• Written task
The lines from the top of the material below through the line containing "0.884, 0.909, 0.917, 0.938, 0.958, 0.974, 0.985, 0.998]" are to be printed exactly, with pictures omitted.

─── Records supplied ───

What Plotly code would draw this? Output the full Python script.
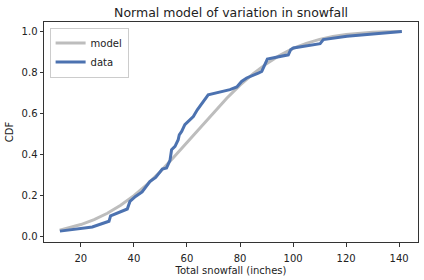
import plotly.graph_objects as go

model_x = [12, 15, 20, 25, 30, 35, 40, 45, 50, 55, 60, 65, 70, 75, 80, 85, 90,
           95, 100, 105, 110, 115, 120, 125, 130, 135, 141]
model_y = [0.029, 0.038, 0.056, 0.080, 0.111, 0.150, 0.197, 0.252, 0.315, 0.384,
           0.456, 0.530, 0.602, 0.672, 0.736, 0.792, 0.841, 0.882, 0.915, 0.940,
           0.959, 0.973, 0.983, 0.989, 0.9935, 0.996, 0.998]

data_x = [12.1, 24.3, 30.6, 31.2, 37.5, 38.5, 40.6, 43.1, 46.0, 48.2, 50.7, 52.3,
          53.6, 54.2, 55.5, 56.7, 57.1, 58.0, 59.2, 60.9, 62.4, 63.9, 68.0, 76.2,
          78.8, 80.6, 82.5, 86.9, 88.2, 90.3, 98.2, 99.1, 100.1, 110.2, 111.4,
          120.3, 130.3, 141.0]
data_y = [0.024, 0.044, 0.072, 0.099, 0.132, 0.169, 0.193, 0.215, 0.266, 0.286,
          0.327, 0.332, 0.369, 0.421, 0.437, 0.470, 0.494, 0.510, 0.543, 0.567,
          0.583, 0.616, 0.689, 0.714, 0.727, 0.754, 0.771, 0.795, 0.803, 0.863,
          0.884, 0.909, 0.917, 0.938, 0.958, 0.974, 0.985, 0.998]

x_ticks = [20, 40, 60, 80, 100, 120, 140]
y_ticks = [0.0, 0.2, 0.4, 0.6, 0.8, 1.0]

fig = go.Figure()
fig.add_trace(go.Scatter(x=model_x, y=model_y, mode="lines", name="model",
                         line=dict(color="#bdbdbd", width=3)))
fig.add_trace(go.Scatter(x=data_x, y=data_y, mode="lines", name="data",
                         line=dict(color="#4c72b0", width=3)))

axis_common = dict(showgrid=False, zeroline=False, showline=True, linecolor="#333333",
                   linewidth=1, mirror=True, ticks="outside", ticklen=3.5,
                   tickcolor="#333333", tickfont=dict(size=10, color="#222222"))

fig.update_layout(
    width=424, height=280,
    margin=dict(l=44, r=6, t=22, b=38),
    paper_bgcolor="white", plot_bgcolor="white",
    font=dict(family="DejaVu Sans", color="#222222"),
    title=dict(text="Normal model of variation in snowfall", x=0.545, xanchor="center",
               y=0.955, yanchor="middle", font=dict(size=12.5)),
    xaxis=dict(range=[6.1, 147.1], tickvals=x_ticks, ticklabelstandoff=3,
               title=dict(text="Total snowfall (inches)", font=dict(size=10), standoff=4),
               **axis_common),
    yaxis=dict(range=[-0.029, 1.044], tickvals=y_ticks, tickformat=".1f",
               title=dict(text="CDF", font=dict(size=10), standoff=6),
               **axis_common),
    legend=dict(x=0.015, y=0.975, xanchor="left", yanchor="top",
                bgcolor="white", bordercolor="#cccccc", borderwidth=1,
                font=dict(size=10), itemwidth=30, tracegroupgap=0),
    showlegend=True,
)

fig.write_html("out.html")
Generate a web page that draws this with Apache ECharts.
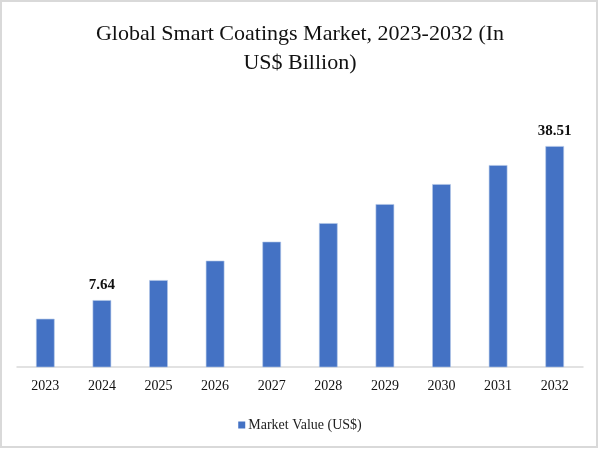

───

• Task answer
What Plotly code would draw this? Output the full Python script.
import plotly.graph_objects as go

model_x = [12, 15, 20, 25, 30, 35, 40, 45, 50, 55, 60, 65, 70, 75, 80, 85, 90,
           95, 100, 105, 110, 115, 120, 125, 130, 135, 141]
model_y = [0.029, 0.038, 0.056, 0.080, 0.111, 0.150, 0.197, 0.252, 0.315, 0.384,
           0.456, 0.530, 0.602, 0.672, 0.736, 0.792, 0.841, 0.882, 0.915, 0.940,
           0.959, 0.973, 0.983, 0.989, 0.9935, 0.996, 0.998]

data_x = [12.1, 24.3, 30.6, 31.2, 37.5, 38.5, 40.6, 43.1, 46.0, 48.2, 50.7, 52.3,
          53.6, 54.2, 55.5, 56.7, 57.1, 58.0, 59.2, 60.9, 62.4, 63.9, 68.0, 76.2,
          78.8, 80.6, 82.5, 86.9, 88.2, 90.3, 98.2, 99.1, 100.1, 110.2, 111.4,
          120.3, 130.3, 141.0]
data_y = [0.024, 0.044, 0.072, 0.099, 0.132, 0.169, 0.193, 0.215, 0.266, 0.286,
          0.327, 0.332, 0.369, 0.421, 0.437, 0.470, 0.494, 0.510, 0.543, 0.567,
          0.583, 0.616, 0.689, 0.714, 0.727, 0.754, 0.771, 0.795, 0.803, 0.863,
          0.884, 0.909, 0.917, 0.938, 0.958, 0.974, 0.985, 0.998]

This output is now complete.